Wednesday, August 1, 2012

Flap Off!: The Butterfly Effect

I wish I could go back in time & warn myself about what was coming.  Today's film is The Butterfly Effect, a movie with a fairly-unique premise and a super-super-dark tone.  I could not have killed how depraved this movie could get.  The thing about it is that they never *quite* show the really bad stuff, but show enough of it to still disturb.  It would be like if I posted a bestiality video on my site, but cut out the middle part (with the sex) & acted like it was okay.  Aside from the depravity and depression involved, the movie fails at the most basic aspect of filmmaking.  I will get to that near the End, since I like to leave you all in suspense.  If you don't know the plot, here's the gist: a guy can mentally time-travel by reading his own journals.  Since he can do this, he attempts to fix the past mistakes, but only ends up making different/worse ones.  There's a pretty big hole in this concept too, but I'll get to that later as well.  Get our your depressing journals and read on...
As I mentioned, the film is relentlessly dark and depressing.  I watched The Director's Cut, so it might just be extra worse here.
*
Our hero suffers from Dissociative Fugue States when trauma happens.  Such trauma includes molestation at the hands of a friend's father...
Accidentally killing a child with a small explosive (prank involving an M-80 gone awry)...
&
...and seeing his dog burned to death by a seriously-twisted 'friend.'  This comes after he *dares* kiss the guy's sister...who he's known for years. 

This kid- who's like 10- also beats a guy up with a stanchion- in public- but doesn't go to Juvenile Hall until *after* the dog incident.  Nice judicial system, movie!
The star of this movie finally shows up in the form of Ashton Kutcher, trying to play a range anywhere between 18 and 25.  He doesn't exactly pull it off at times, but it's the least of his problems.
After the suicide of his lady friend- who he has avoided for years-, he begins trying to change past events by reading his journal and sending his psyche back.  The problem is that everything he fixes somehow turns bad.
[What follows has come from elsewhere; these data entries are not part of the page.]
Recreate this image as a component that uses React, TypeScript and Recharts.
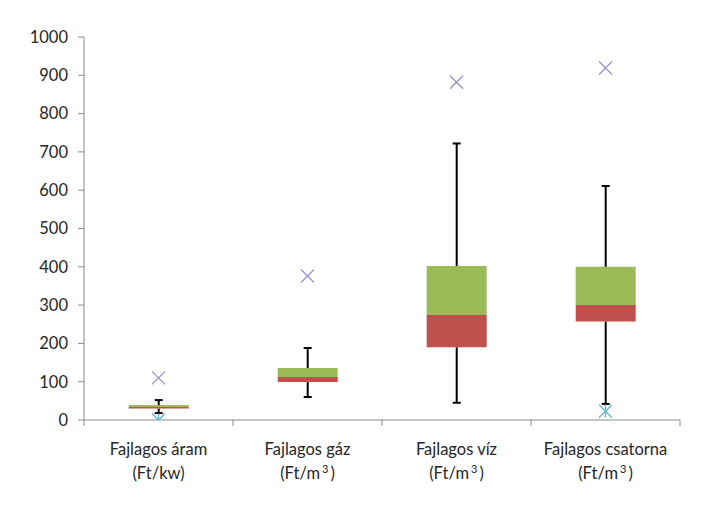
import { Bar, ComposedChart, Scatter, XAxis, YAxis } from 'recharts';

const categories = ['Fajlagos áram', 'Fajlagos gáz', 'Fajlagos víz', 'Fajlagos csatorna'];
const units = ['(Ft/kw)', '(Ft/m³)', '(Ft/m³)', '(Ft/m³)'];
const whiskerLow = [18, 60, 45, 42];
const quartile1 = [30, 99, 190, 257];
const median = [34, 112, 274, 300];
const quartile3 = [39, 136, 402, 400];
const whiskerHigh = [52, 188, 722, 611];
const maximum = [110, 376, 882, 919];
const minimum: (number | null)[] = [0, null, null, 23];
const yTicks = [0, 100, 200, 300, 400, 500, 600, 700, 800, 900, 1000];

const chartData = categories.map((name, i) => ({
  name,
  unit: units[i],
  base: whiskerLow[i],
  lowWhisker: quartile1[i] - whiskerLow[i],
  lower: median[i] - quartile1[i],
  upper: quartile3[i] - median[i],
  highWhisker: whiskerHigh[i] - quartile3[i],
  max: maximum[i],
  min: minimum[i],
}));

const FONT = 'Lato, "Open Sans", sans-serif';
const FS = 16.5;

const Whisker = ({ x, y, width, height, capAt }: any) => {
  const cx = x + width / 2;
  const capY = capAt === 'top' ? y : y + height;
  return (
    <g>
      <line x1={cx} x2={cx} y1={y} y2={y + height} stroke="#000" strokeWidth={2} />
      <line x1={cx - 4} x2={cx + 4} y1={capY} y2={capY} stroke="#000" strokeWidth={2} />
    </g>
  );
};

const Cross = ({ cx, cy, payload }: any) => {
  if (payload?.max == null || !Number.isFinite(cy)) return <g />;
  const s = 6.5;
  return (
    <g stroke="#9a8fcb" strokeWidth={1.3}>
      <line x1={cx - s} y1={cy - s} x2={cx + s} y2={cy + s} />
      <line x1={cx - s} y1={cy + s} x2={cx + s} y2={cy - s} />
    </g>
  );
};

const Star = ({ cx, cy, payload }: any) => {
  if (payload?.min == null || !Number.isFinite(cy)) return <g />;
  const s = 6.5;
  return (
    <g stroke="#5ab8d0" strokeWidth={1.3}>
      <line x1={cx - s} y1={cy - s} x2={cx + s} y2={cy + s} />
      <line x1={cx - s} y1={cy + s} x2={cx + s} y2={cy - s} />
      <line x1={cx} y1={cy - s} x2={cx} y2={cy + s} />
    </g>
  );
};

const CategoryTick = ({ x, y, payload, index, width, visibleTicksCount }: any) => {
  const band = width / visibleTicksCount;
  const unit: string = units[index] ?? '';
  const supAt = unit.indexOf('³');
  return (
    <g>
      {index === 0 && (
        <line x1={x - band / 2} x2={x - band / 2} y1={y} y2={y + 6} stroke="#8c8c8c" />
      )}
      <line x1={x + band / 2} x2={x + band / 2} y1={y} y2={y + 6} stroke="#8c8c8c" />
      <text x={x} y={y + 35} textAnchor="middle" fill="#262626" fontSize={FS} fontFamily={FONT}>
        {payload.value}
      </text>
      <text x={x} y={y + 59} textAnchor="middle" fill="#262626" fontSize={FS} fontFamily={FONT}>
        {supAt < 0 ? (
          unit
        ) : (
          <>
            <tspan>{unit.slice(0, supAt)}</tspan>
            <tspan dx={2} dy={-6} fontSize={11}>3</tspan>
            <tspan dx={2} dy={6}>{unit.slice(supAt + 1)}</tspan>
          </>
        )}
      </text>
    </g>
  );
};

export default function App() {
  return (
    <div style={{ width: 710, height: 507, background: '#fff' }}>
      <style>{'body{margin:0}'}</style>
      <ComposedChart
        width={710}
        height={507}
        data={chartData}
        margin={{ top: 37, right: 30, bottom: 27, left: 24 }}
        barCategoryGap="30%"
      >
        <XAxis
          dataKey="name"
          axisLine={{ stroke: '#8c8c8c' }}
          tickLine={false}
          tickSize={0}
          tickMargin={0}
          height={60}
          interval={0}
          tick={<CategoryTick />}
        />
        <YAxis
          domain={[0, 1000]}
          ticks={yTicks}
          width={60}
          axisLine={{ stroke: '#8c8c8c' }}
          tickLine={{ stroke: '#8c8c8c' }}
          tickSize={6}
          tickMargin={10}
          tick={{ fill: '#262626', fontSize: FS, fontFamily: FONT }}
          allowDataOverflow
        />
        <Bar dataKey="base" stackId="box" fill="transparent" isAnimationActive={false} />
        <Bar
          dataKey="lowWhisker"
          stackId="box"
          isAnimationActive={false}
          shape={(p: any) => <Whisker {...p} capAt="bottom" />}
        />
        <Bar dataKey="lower" stackId="box" fill="#c0504d" isAnimationActive={false} />
        <Bar dataKey="upper" stackId="box" fill="#9bbb59" isAnimationActive={false} />
        <Bar
          dataKey="highWhisker"
          stackId="box"
          isAnimationActive={false}
          shape={(p: any) => <Whisker {...p} capAt="top" />}
        />
        <Scatter dataKey="max" shape={<Cross />} isAnimationActive={false} />
        <Scatter dataKey="min" shape={<Star />} isAnimationActive={false} />
      </ComposedChart>
    </div>
  );
}
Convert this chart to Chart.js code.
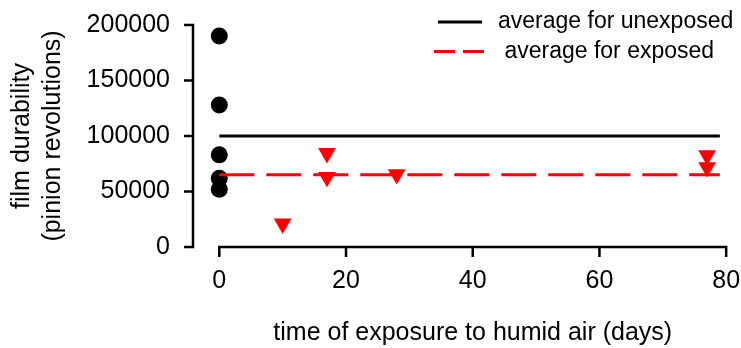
<!DOCTYPE html>
<html><head><meta charset="utf-8">
<script src="https://cdn.jsdelivr.net/npm/chart.js@4"></script>
<style>html,body{margin:0;padding:0;background:#fff;} canvas{display:block;}</style>
</head><body>
<canvas id="c" width="741" height="348"></canvas>
<script>
// ---- data ----
const unexposedDays = [0, 0, 0, 0, 0];
const unexposedDurability = [190000, 128000, 83000, 62000, 52000];
const exposedDays = [10, 17, 17, 28, 77, 77];
const exposedDurability = [21000, 84500, 63000, 65500, 82500, 71800];
const avgUnexposed = 100000;
const avgExposed = 65000;
const avgLineDays = [0, 79];
const xTicks = [0, 20, 40, 60, 80];
const yTicks = [0, 50000, 100000, 150000, 200000];
const legendLabels = ['average for unexposed', ' average for exposed'];
const xTitle = 'time of exposure to humid air (days)';
const yTitle = ['film durability', '(pinion revolutions)'];

const FONT = "'Liberation Sans', Arial, Helvetica, sans-serif";
const RED = '#ff0000';

const pts = (xs, ys) => xs.map((x, i) => ({x: x, y: ys[i]}));
const hline = (v) => avgLineDays.map(d => ({x: d, y: v}));

const axesPlugin = {
  id: 'rAxes',
  afterDraw(chart) {
    const {ctx, chartArea, scales: {x, y}} = chart;
    ctx.save();
    ctx.strokeStyle = '#000';
    ctx.lineWidth = 2.5;
    ctx.lineCap = 'butt';
    const xl = chartArea.left;
    const yTop = y.getPixelForValue(yTicks[yTicks.length - 1]);
    const yBot = y.getPixelForValue(yTicks[0]);
    ctx.beginPath();
    ctx.moveTo(xl, yTop - 1.25); ctx.lineTo(xl, yBot + 1.25);
    yTicks.forEach(v => { const p = y.getPixelForValue(v); ctx.moveTo(xl - 9, p); ctx.lineTo(xl, p); });
    ctx.stroke();
    const yb = chartArea.bottom;
    const xa = x.getPixelForValue(xTicks[0]);
    const xb = x.getPixelForValue(xTicks[xTicks.length - 1]);
    ctx.beginPath();
    ctx.moveTo(xa - 1.25, yb); ctx.lineTo(xb + 1.25, yb);
    xTicks.forEach(v => { const p = x.getPixelForValue(v); ctx.moveTo(p, yb); ctx.lineTo(p, yb + 10); });
    ctx.stroke();
    // x-axis title, centred on the middle of the x range (as R does)
    ctx.fillStyle = '#000';
    ctx.font = '25px ' + FONT;
    ctx.textAlign = 'center';
    ctx.textBaseline = 'middle';
    ctx.fillText(xTitle, x.getPixelForValue((xTicks[0] + xTicks[xTicks.length - 1]) / 2), 333);
    ctx.restore();
  }
};

const legendPlugin = {
  id: 'rLegend',
  afterDraw(chart) {
    const {ctx} = chart;
    const items = [
      {label: legendLabels[0], color: '#000', dash: [], x1: 438, x2: 482, y: 22},
      {label: legendLabels[1], color: RED, dash: [21, 8], x1: 434, x2: 485, y: 51.5}
    ];
    ctx.save();
    items.forEach(it => {
      ctx.strokeStyle = it.color;
      ctx.lineWidth = 3;
      ctx.setLineDash(it.dash);
      ctx.beginPath(); ctx.moveTo(it.x1, it.y); ctx.lineTo(it.x2, it.y); ctx.stroke();
      ctx.setLineDash([]);
      ctx.fillStyle = '#000';
      ctx.font = '23px ' + FONT;
      ctx.textAlign = 'left';
      ctx.textBaseline = 'middle';
      ctx.fillText(it.label, 498, it.y);
    });
    ctx.restore();
  }
};

new Chart(document.getElementById('c'), {
  type: 'scatter',
  data: {
    datasets: [
      {data: hline(avgUnexposed), showLine: true, borderColor: '#000', borderWidth: 3, pointRadius: 0, fill: false},
      {data: hline(avgExposed), showLine: true, borderColor: RED, borderWidth: 3, borderDash: [35, 12], pointRadius: 0, fill: false},
      {data: pts(unexposedDays, unexposedDurability), pointStyle: 'circle', pointRadius: 8.5, pointBorderWidth: 0, pointBackgroundColor: '#000', borderColor: '#000'},
      {data: pts(exposedDays, exposedDurability), pointStyle: 'triangle', pointRotation: 180, pointRadius: 10.3, pointBorderWidth: 0, pointBackgroundColor: RED, borderColor: RED}
    ]
  },
  options: {
    responsive: false,
    animation: false,
    devicePixelRatio: 1,
    layout: {autoPadding: false, padding: {left: 0, right: 0, top: 25, bottom: 0}},
    plugins: {legend: {display: false}, tooltip: {enabled: false}},
    scales: {
      x: {
        type: 'linear', min: -4.15, max: 82.34,
        grid: {display: false, drawTicks: false}, border: {display: false},
        afterBuildTicks: s => { s.ticks = xTicks.map(v => ({value: v})); },
        afterFit: s => { s.height = 101; s.paddingLeft = 0; s.paddingRight = 0; s.paddingTop = 0; s.paddingBottom = 0; },
        ticks: {color: '#000', padding: 19, maxRotation: 0, autoSkip: false, font: {family: FONT, size: 25}, callback: v => String(v)},
        title: {display: false}
      },
      y: {
        type: 'linear', min: 0, max: 200000,
        grid: {display: false, drawTicks: false}, border: {display: false},
        afterBuildTicks: s => { s.ticks = yTicks.map(v => ({value: v})); },
        afterFit: s => { s.width = 193; s.paddingLeft = 0; s.paddingRight = 0; s.paddingTop = 0; s.paddingBottom = 0; },
        ticks: {color: '#000', padding: 23, autoSkip: false, font: {family: FONT, size: 25}, callback: v => String(v)},
        title: {display: true, text: yTitle, color: '#000', padding: {top: 7, bottom: 0}, font: {family: FONT, size: 25, lineHeight: 1.24}}
      }
    }
  },
  plugins: [axesPlugin, legendPlugin]
});
</script>
</body></html>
* He stops the dad from molesting him and the girl, but this makes the brother crazy...somehow.  He attacks them years later, making Kutcher kill him and get sent to Prison.  Again- nice legal system, given that he was attacked first.
* He saves the woman from the M-80, but loses his arms and legs.  Must have been an M-8,000,001
* He talks the brother down from killing his dog, but the silent kid stabs him.  Seems like this change would solve that first change, doesn't it?
After continuing down this path, apparently destroying his brain in the process, our hero takes the super-emo approach to the situation.  Thanks to the Director's Cut, Kutcher reads *his mother's* diary about when he was born, takes over his fetal body and commits suicide.  No, really.

I should also mention that this is apparently her *third* stillborn child.  This means that Kutcher has had two brothers who also got the power, used it, went crazy and did this exact same thing.  Poor lady.  The End.
Can you go back in time and just smash the DVD please?  This movie has an interesting idea, but its follow-through is not that great.  It's just a series of scenes in which he tries to fix things, only for them to get worse. It's so interesting and surprising the fifth time, movie!  I should also note that I did watch The Director's Cut is seven minutes longer than the Theatrical Cut.  It seems that all of this time was there to just make the film more bleak and depressing.  Watch any scene of this movie in which Kutcher talks about his past and just insert the 'Why Does This Happen To Me' internet meme- it all syncs up!  The film is just bleak, bleak, bleak.  I almost stopped watching by the thirty-minute mark (no lie) and figured that I could make up a joke to go with it.  Instead, I watched it all the way through.  Screw me.  Here's my biggest issue: how does he have this power?  This is never ever ever ever ever ever ever ever EVER explained.  Would you watch Quantum Leap if they never said how it worked, if there was no Al (not me) and no Ziggy?  No.  This movie just throws out 'this family line can time-travel by reading their journals' and expects you to go 'Yeah- I totally believe that.  Don't explain it to me at all.'  Oh and why is that guy dressed like a Goth?  He's not a recurring character, so...um, yeah...funny?